While many guys use their wive's standards as an excuse to get out of work, some mothers create or participate in the creation of a Lazy Husband by gatekeeping the quality and quantity of his involvement. Gatekeeping is a term that sociologists use to explain how much a spouse allows the other spouse to participate in some activity such as parenting, housework, or managing the finances. People often gatekeep by complaining about the other's standards, by redoing tasks, or by refusing the other's offer to help. Women's gatekeeping can occur for many reasons. Some women gatekeep as a way to prevent their partners from butting into an arena where they enjoy a sense of authority. This may be taking care of the family's needs, or ensuring that the house and parenting are maintained to a certain standard. While gatekeeping is common in traditional households, it can also occur in homes where both parents believe that the parenting and housework should be shared equally. It commonly occurs when women feel guilty or inadequate sharing a role that they saw their mothers perform without a man's involvement. Evelyn: I just don't feel right making Rick do as much housework as I do. I know we both work full-time but my mother would have never let my father do the laundry or wash dishes.

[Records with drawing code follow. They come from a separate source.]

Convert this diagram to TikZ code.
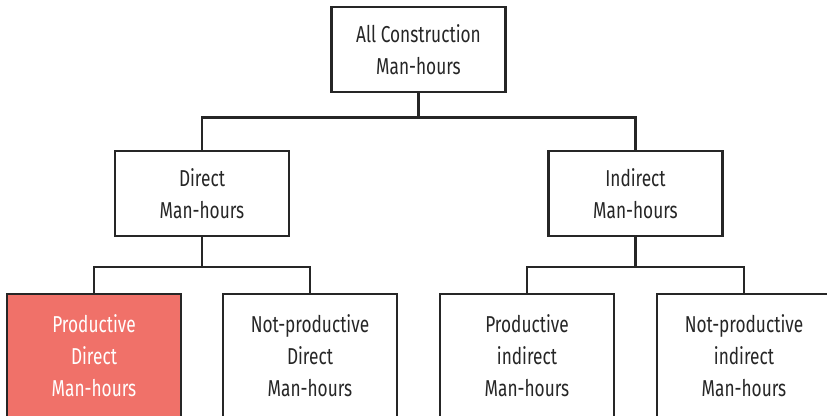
\documentclass[tikz,border=0pt]{standalone}
\usepackage{fontspec}
\setmainfont[FakeStretch=0.75]{Fira Sans}
\usepackage{tikz}
\usepackage{xcolor}
\definecolor{ColLine}{RGB}{38,38,38}
\definecolor{ColProd}{RGB}{240,113,105}
\tikzstyle{BoxHours}=[rectangle,draw=ColLine,fill=white,text=ColLine,line width=2.5pt,
align=center,inner sep=0pt,minimum width=174pt,minimum height=85pt,
font=\fontsize{23}{32}\selectfont]
\tikzstyle{BoxLeaf}=[BoxHours,minimum height=124pt]
\tikzstyle{BoxProd}=[BoxLeaf,fill=ColProd,text=white]
\tikzstyle{LinkTree}=[ColLine,line width=2.5pt]

\begin{document}
\begin{tikzpicture}[x=1pt,y=-1pt]
        \useasboundingbox(0,0)rectangle(827,415);
        \clip(0,0)rectangle(827,415);
        % levels of the tree
        \node[BoxHours](all)at(418.5,49.5){All Construction\\Man-hours};
        \node[BoxHours](dir)at(202,193.5){Direct\\Man-hours};
        \node[BoxHours](ind)at(635.5,193.5){Indirect\\Man-hours};
        \node[BoxProd](pdir)at(94,356){Productive\\Direct\\Man-hours};
        \node[BoxLeaf](npdir)at(310,356){Not-productive\\Direct\\Man-hours};
        \node[BoxLeaf](pind)at(527,356){Productive\\indirect\\Man-hours};
        \node[BoxLeaf](npind)at(744,356){Not-productive\\indirect\\Man-hours};
        % connectors
        \draw[LinkTree](all.south)--++(0,24)-|(dir.north);
        \draw[LinkTree](all.south)--++(0,24)-|(ind.north);
        \draw[LinkTree](dir.south)--++(0,29.5)-|(pdir.north);
        \draw[LinkTree](dir.south)--++(0,29.5)-|(npdir.north);
        \draw[LinkTree](ind.south)--++(0,29.5)-|(pind.north);
        \draw[LinkTree](ind.south)--++(0,29.5)-|(npind.north);
    \end{tikzpicture}
\end{document}
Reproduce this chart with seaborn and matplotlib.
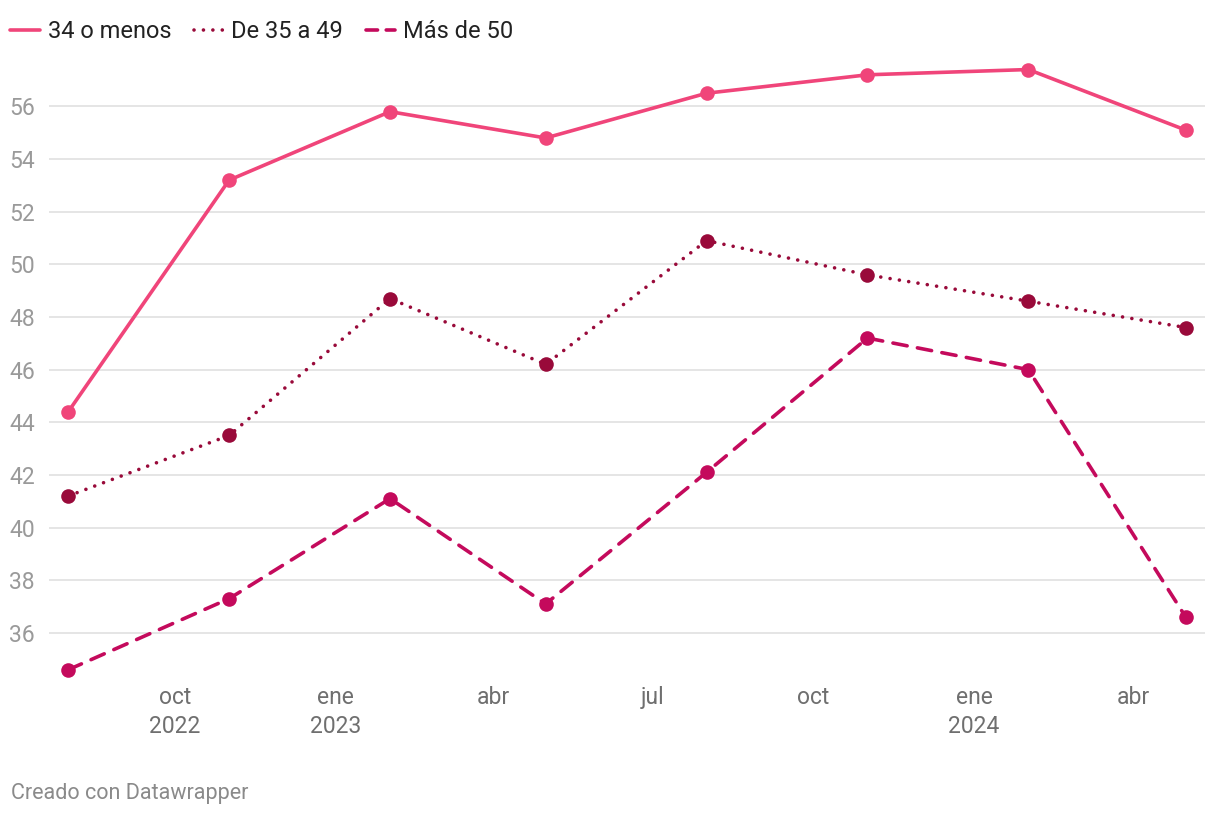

It just doesn't feel right to me. Gatekeeping is an important behavior to understand because the ambivalence that generates it causes many women to be manipulated or warned off by their husbands' excuses or rationales. It may also make them less likely to assert themselves when they need to. A common reason why women gatekeep around housework is because they don't like how their partner cleans-- if he cleans! This difference in standards is a frequent battle in many homes. Paul: Harriet thinks I'm a slob and I don't think that's fair. I don't keep the house immaculate, but that doesn't make me a slob. I also only have so many hours in a day and if I get a free hour the last thing I'm going to do is spend it cleaning. Besides, whenever I do clean she just goes over what I did anyway, so why bother? Similarly, a mother might gatekeep a father's parenting out of a fear that he'll do it wrong. As a result, he doesn't get a chance to learn on his own. Jeff: I pretty much feel like whatever way I parent it's the wrong way for Michelle. "Watch out for his neck!" "You know, it's a lot faster if you lift up his legs with one hand and put the diaper under him with the other." "That's not the kind of baby food he likes."

I'm starting to feel like, "Fine. You want it done your way, be my guest!" This isn't to say that men are the innocent victims of women's cruel and heartless gatekeeping behavior. Many men ensure that they won't have to do family work by maintaining low standards, forcing their wives to act as managers, acting incompetent, waiting to be nagged, or doing the tasks far less frequently than their wives would like. Sometimes a man's lack of participation has less to do with his partner's gatekeeping than with his unwillingness to get involved under any circumstances. These are all important themes that we'll talk about in upcoming chapters. Because, whether your partner is uninvolved as a result of your being overly involved or uninvolved because he's a stubborn dude, you'll need a new set of behaviors and strategies to create change in your house and marriage. And that's where we turn next.